• **WHAT THIS TASK INVOLVES**
Here is the task for the listing below: output exactly the lines from the one containing "Write the matplotlib code for this chart." through the one containing "plt.rcParams['font.family'] = ['Open", and leave out the pictures.
— Start of RECORDS FOR PROCESSING —
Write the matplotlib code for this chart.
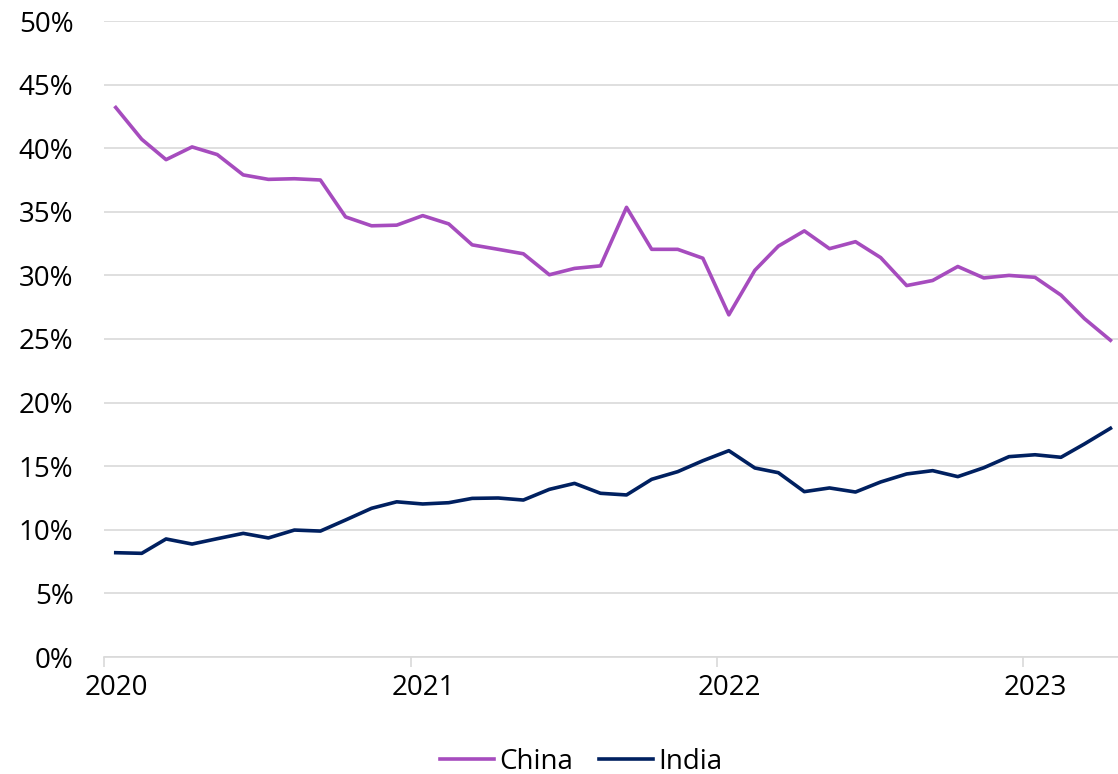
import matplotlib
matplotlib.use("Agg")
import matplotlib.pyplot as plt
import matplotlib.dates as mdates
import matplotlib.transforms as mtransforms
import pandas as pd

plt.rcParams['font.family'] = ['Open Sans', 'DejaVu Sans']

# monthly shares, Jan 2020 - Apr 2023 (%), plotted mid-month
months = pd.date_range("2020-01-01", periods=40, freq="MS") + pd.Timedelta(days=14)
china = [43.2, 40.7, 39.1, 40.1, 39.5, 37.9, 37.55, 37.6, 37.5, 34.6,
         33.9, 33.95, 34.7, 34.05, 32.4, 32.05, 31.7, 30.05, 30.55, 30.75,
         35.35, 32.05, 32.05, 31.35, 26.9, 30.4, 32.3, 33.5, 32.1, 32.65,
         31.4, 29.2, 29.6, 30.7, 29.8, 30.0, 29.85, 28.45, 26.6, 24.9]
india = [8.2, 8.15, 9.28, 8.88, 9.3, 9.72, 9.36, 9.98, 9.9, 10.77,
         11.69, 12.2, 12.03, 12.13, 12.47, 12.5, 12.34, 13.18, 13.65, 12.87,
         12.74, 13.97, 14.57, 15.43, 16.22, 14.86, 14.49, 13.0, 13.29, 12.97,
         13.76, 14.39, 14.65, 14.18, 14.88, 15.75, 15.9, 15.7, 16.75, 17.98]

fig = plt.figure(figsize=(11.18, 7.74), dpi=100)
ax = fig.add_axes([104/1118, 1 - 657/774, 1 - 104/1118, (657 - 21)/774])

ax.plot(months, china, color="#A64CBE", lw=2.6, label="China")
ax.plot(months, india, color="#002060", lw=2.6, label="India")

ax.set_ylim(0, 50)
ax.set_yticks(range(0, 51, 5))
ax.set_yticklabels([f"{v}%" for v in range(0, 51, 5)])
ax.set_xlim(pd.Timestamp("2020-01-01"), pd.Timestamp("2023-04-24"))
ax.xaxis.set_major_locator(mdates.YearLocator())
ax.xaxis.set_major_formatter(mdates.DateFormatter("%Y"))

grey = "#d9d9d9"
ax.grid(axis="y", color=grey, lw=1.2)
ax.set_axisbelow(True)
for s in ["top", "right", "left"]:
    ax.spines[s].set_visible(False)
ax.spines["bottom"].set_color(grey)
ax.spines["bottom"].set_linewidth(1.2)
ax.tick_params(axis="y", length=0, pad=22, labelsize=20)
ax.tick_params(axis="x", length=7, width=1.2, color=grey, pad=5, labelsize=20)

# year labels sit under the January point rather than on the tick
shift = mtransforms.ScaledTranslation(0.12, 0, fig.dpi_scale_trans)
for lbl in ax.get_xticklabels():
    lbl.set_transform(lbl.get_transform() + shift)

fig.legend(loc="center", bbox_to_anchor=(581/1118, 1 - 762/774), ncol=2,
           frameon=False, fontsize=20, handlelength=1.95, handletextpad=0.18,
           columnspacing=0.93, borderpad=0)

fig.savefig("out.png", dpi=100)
— End of RECORDS FOR PROCESSING —
— Start of RECORDS FOR PROCESSING —
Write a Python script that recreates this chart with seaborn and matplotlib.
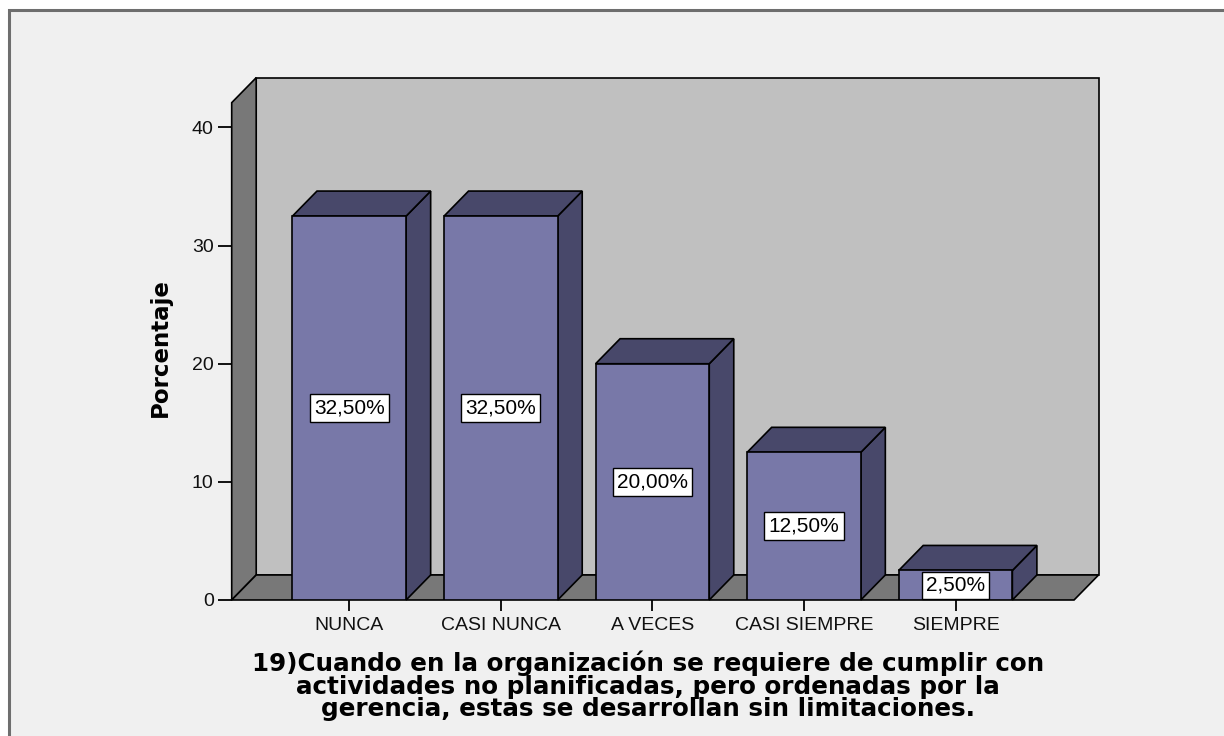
— End of RECORDS FOR PROCESSING —
• **RESULT OF THIS EXERCISE**
Write the matplotlib code for this chart.
import matplotlib
matplotlib.use("Agg")
import matplotlib.pyplot as plt
import matplotlib.dates as mdates
import matplotlib.transforms as mtransforms
import pandas as pd

plt.rcParams['font.family'] = ['Open Sans', 'DejaVu Sans']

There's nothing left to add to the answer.